In the latter stages of the war all the belligerent governments practised, from necessity or incompetence, what a Bolshevist might have done from design. Even now, when the war is over, most of them continue out of weakness the same malpractices. But further, the governments of Europe, being many of them at this moment reckless in their methods as well as weak, seek to direct on to a class known as 'profiteers' the popular indignation against the more obvious consequences of their vicious methods. These 'profiteers' are, broadly speaking, the entrepreneur class of capitalists, that is to say, the active and constructive element in the whole capitalist society, who in a period of rapidly rising prices cannot but get rich quick whether they wish it or desire it or not. If prices are continually rising, every trader who has purchased for stock or owns property and plant inevitably makes profits.

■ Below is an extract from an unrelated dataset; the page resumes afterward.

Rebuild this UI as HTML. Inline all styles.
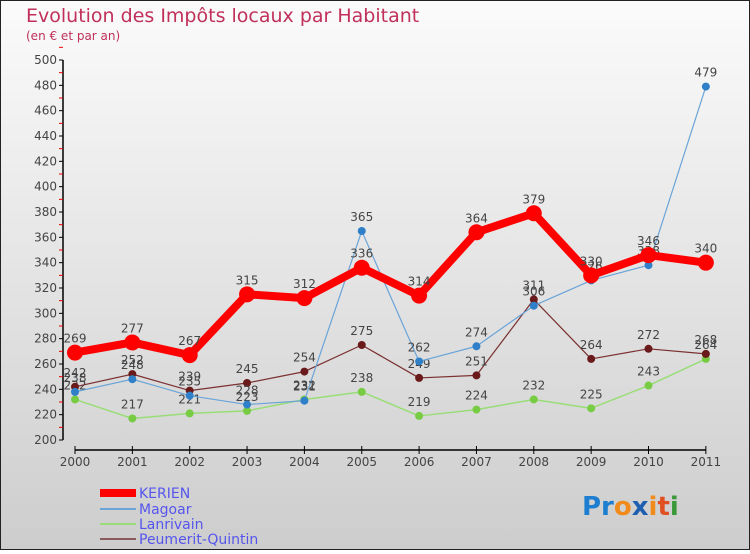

By directing hatred against this class, therefore, the European governments are carrying a step further the fatal process which the subtle mind of Lenin had consciously conceived. The profiteers are a consequence and not a cause of rising prices. By combining a popular hatred of the class of entrepreneurs with the blow already given to social security by the violent and arbitrary disturbance of contract and of the established equilibrium of wealth which is the inevitable result of inflation, these governments are fast rendering impossible a continuance of the social and economic order of the nineteenth century. But they have no plan for replacing it.


That's from "The Economic Consequences of the Peace," 1919. Keynes really deeply understood money, before he decided to become a flack and a shill for the dark side.

Paul Krugman? That's what I'm saying. Smart guy, rotten soul.

Anyway, I do a weekly radio show, on WPTF, with Bill Lumaye, 5-6 pm on Thursdays. I run a cheesy contest, with a "FABulous Prize" of a bumper sticker I made up, called the "KOIT CLUB" (I am the "Knower of Important Things," so that's KOIT, get it?). I read a quotation (this week, part of the quote above), and the listeners have to guess who it is. Hilarity ensures.

Got an email from a listener, after the show, who was incredulous:
When I heard you on the radio today I thought for sure you were quoting someone from the Austrian School of Economics. In fact, I tried to call and guess you were quoting Ludwig von Mises (my battery died).

Please don't take this wrong way, but I would like to know where you got that quote from. Please provide the book and the page number. You'll have to forgive me, but I am in utter shock that Keynes would make a statement like that and later go on to be known for what Keynesian stands for today. Can you provide some insight into how and why he made this huge transition?

Thank you, (Name)


I hear you, even though your battery died. It's pretty amazing.

5 comments:

Unknown said...

Are you suggesting that Paul Krugman used to be an economist? Wow.

Anonymous said...

And folks wonder why Duke isn't in the same league as MIT or Princeton.

br said...

Hopefully, more people wonder why Duke isn't in the same league as Chicago or Harvard. Or is it???

ZombieHero said...

Awesome!

rhbee said...

If I understand your arguement,the Fed has placed us in danger of a radical rise in the rate of inflation by printing up all the stimulus and TARP money. So then how does this tie into that?